DB83, it really is just an experiment - I was curious to see if the DV file produced by VirtualDubMod was similar in specs to the DV file produced by Adobe Media Encoder. I used a VOB as the input. That's it. I posted because I was curious as to why the interleaves in the audio were so vastly different while almost every single other parameter was identical. If one duration is preferred over the other for some reason, I'd probably prefer to use that software for DV conversions.
You mentioned my original question but did not answer it. Which is preferred, in your opinion - interleaving every 28.98 frames (967 ms) or every frame (33 ms)?
Ok. I did not answer it since there were already replies before me that IMO have a greater knowledge of digital video then I do and they did not answer it either.

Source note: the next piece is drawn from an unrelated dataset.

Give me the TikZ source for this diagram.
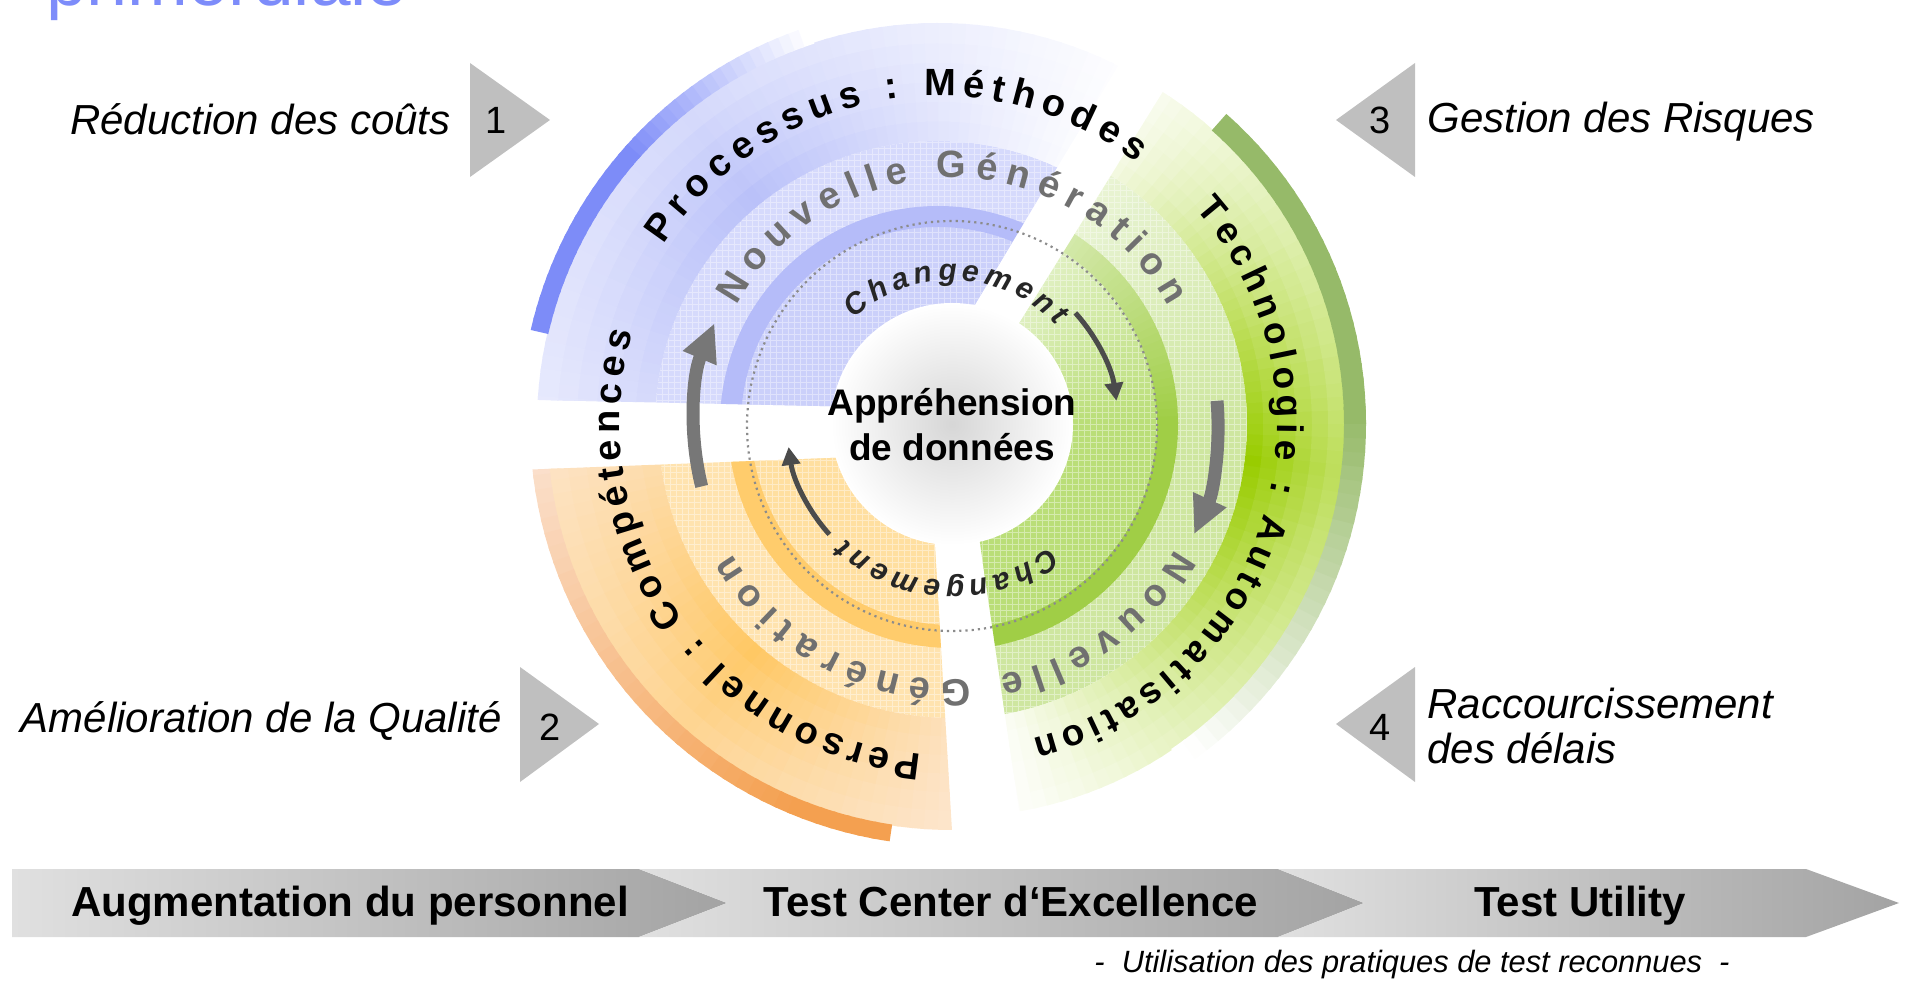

But surely it is obvious. A video that interleaves every frame is much more accurate than one that interleaves every second.
When you watch a movie you don't watch all the video first, then listen to all the audio (or vice versa) you watch the video and listen to the audio at the same time. If the file contained all the video first, then all the audio at the end the computer would have to seek back and forth to play video and audio at the same time. That's possible on a hard drive where seek times are a few milliseconds (one frame of video at 30 fps lasts about 33 milliseconds). But it's catastrophic on slow devices like CD and DVD where seek times are measured in seconds. Interleaving the data makes it possible to read the file linearly (without any seeking) to get a bit of each then start playing them. While the first pair (video+audio) is playing then next pair is read (again, without any seeking). Once the first pair is done playing the second pair is already in memory so they can be played, then while that pair is playing the next pair can be read, etc.
The optimal interleave size depends on many things including the frame size, frame rate, the codecs used, the speed/size of the hardware, etc. But it's typical for the interleaving to be anywhere from 1 frame of video to 1 second of video (eg, 30 frames at 30 frames per second). The latter requires more memory (as more video and audio data needs to be stored temporarily in memory) and is slightly more space efficient (fewer audio chunks). The interleave size make no difference in accuracy.
"Preload" is the amount of audio that appears before the first frame of video (not played before the video, but as it appears in within the file). Again, this is done to make it easier for players to handle the data.
Last edited by jagabo; 16th Jan 2018 at 18:45.
To be clear, "accuracy" has nothing to do with it. Assuming competent, non-impared, matched subsystems, both should be fully accurate, fully smooth experiences. Particularly with I-frame (DV in this case) material.
I stand corrected. I was just imagining the scenario of an interleave for DV of more than one frame and the possibility of errors creeping in.
So are you actually saying that for DV it is feasible to have an interleave of more than one frame - one second in the OP's case - or am I simply confusing I-frame for DV with interleaving which I accept can alter according to the codec.
The interleaving of DV AVI is no different than that of any other AVI. The program creating the AVI file uses whatever interleaving it wants.
Note that the DV stream that arrives from the camcorder via firewire has audio and video already interleaved (I don't know at what size). In a Type 1 DV AVI that interleaved data is saved as a single stream in the file, marked as a video stream. There is no explicit audio stream. This was done to minimize the amount of processing the capture program had to perform. But it means many programs see no audio since there is no explicit audio stream. In a Type 2 DV AVI file the program creating the file extracts a copy of the audio from the DV stream and saves it as a separate audio stream.
Last edited by jagabo; 17th Jan 2018 at 08:58.